D’une part, qu’elle devait élargir son marché, en substituant à celui traditionnel de la cigarette, un marché plus vaste, l’englobant : le marché de l’addiction à la nicotine. Pour cela, elle a diversifié ses produits, introduisant iQOS, son produit phare de tabac chauffé et d’autres, de type cigarette électronique ou hybrides. Cette diversification crée une nouvelle dynamique commerciale. La palette de nouveaux produits offre de multiples points d’entrée pour les nouveaux consommateurs – et en particulier les jeunes – permettant à la compagnie de recruter une plus grande variété de clients. Ces produits, y compris la cigarette, sont autant d’alternatives permettant à la compagnie de conserver les consommateurs qui seraient tentés de quitter le marché, en leur proposant un produit de substitution les maintenant dans l’addiction à la nicotine.
L’autre condition était de reconstituer ses marges de profit, de plus en plus érodées par les taxes sur le tabac. La tactique utilisée dans ce but par PMI est de présenter ses nouveaux produits comme étant « à risque réduit » et d’exiger qu’ils aient un statut fiscal privilégié par rapport à la cigarette. C’est ce que la compagnie a fait avec son produit iQOS, en le présentant comme la panacée qui permettra de créer un « monde sans fumée » (mais pas sans tabac !). Ce discours ne tient pas debout : nul ne sait quelles sont les conséquences sanitaires à long terme de l’iQOS ; il n’est même pas exclu qu’il soit tout aussi nocif, voire plus, que la cigarette traditionnelle. Cependant, les gouvernements, à de très rares exceptions près (par exemple, Israël), ne flairent pas le piège et accordent à l’iQOS un régime fiscal de faveur, y compris en France.

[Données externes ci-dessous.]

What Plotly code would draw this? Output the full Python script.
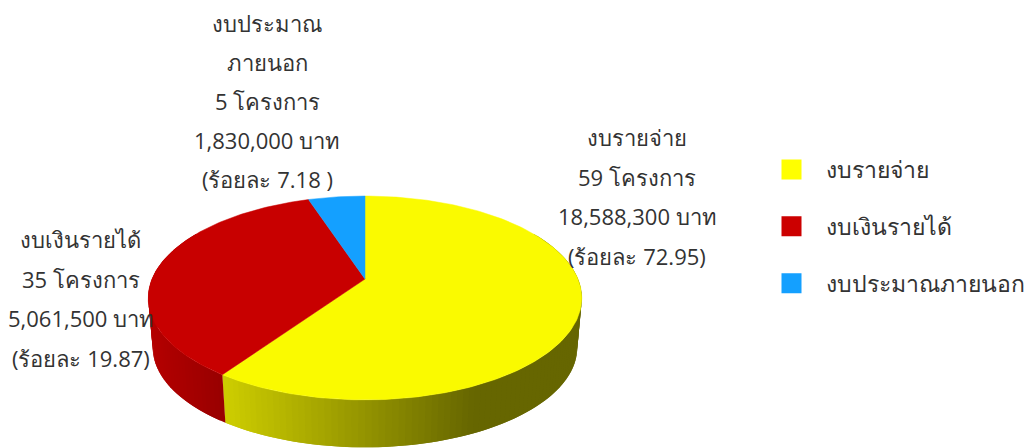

La « réduction de risque », un écran de fumée
PMI se sert de l’argument « réduction de risque » comme d’un écran de fumée, derrière lequel la compagnie développe une stratégie commerciale pour donner une nouvelle impulsion à son produit phare, la cigarette, et notamment sa marque Marlboro, dont elle tire la grande majorité de ses profits. Tout en clamant sa détermination à promouvoir « un monde sans fumée », elle s’engage ouvertement auprès de ses actionnaires à conserver sa position de leader du marché de la cigarette. Les chiffres les plus récents publiés dans ses rapports aux investisseurs montrent que, loin de porter préjudice à ses marques de cigarettes, le développement de l’iQOS s’accompagne, au niveau mondial, d’une consolidation, voire d’une augmentation des parts du marché de la cigarette détenues par PMI. Cette évolution est inquiétante pour la santé publique, car elle met en péril les avancées récentes en matière de prévention du tabagisme. Il est urgent que nos autorités réagissent et traitent l’iQOS et les autres produits du tabac chauffé strictement comme la cigarette, en leur appliquant notamment la même taxation et en les soumettant à la même législation et réglementation que la cigarette classique, y compris le paquet neutre.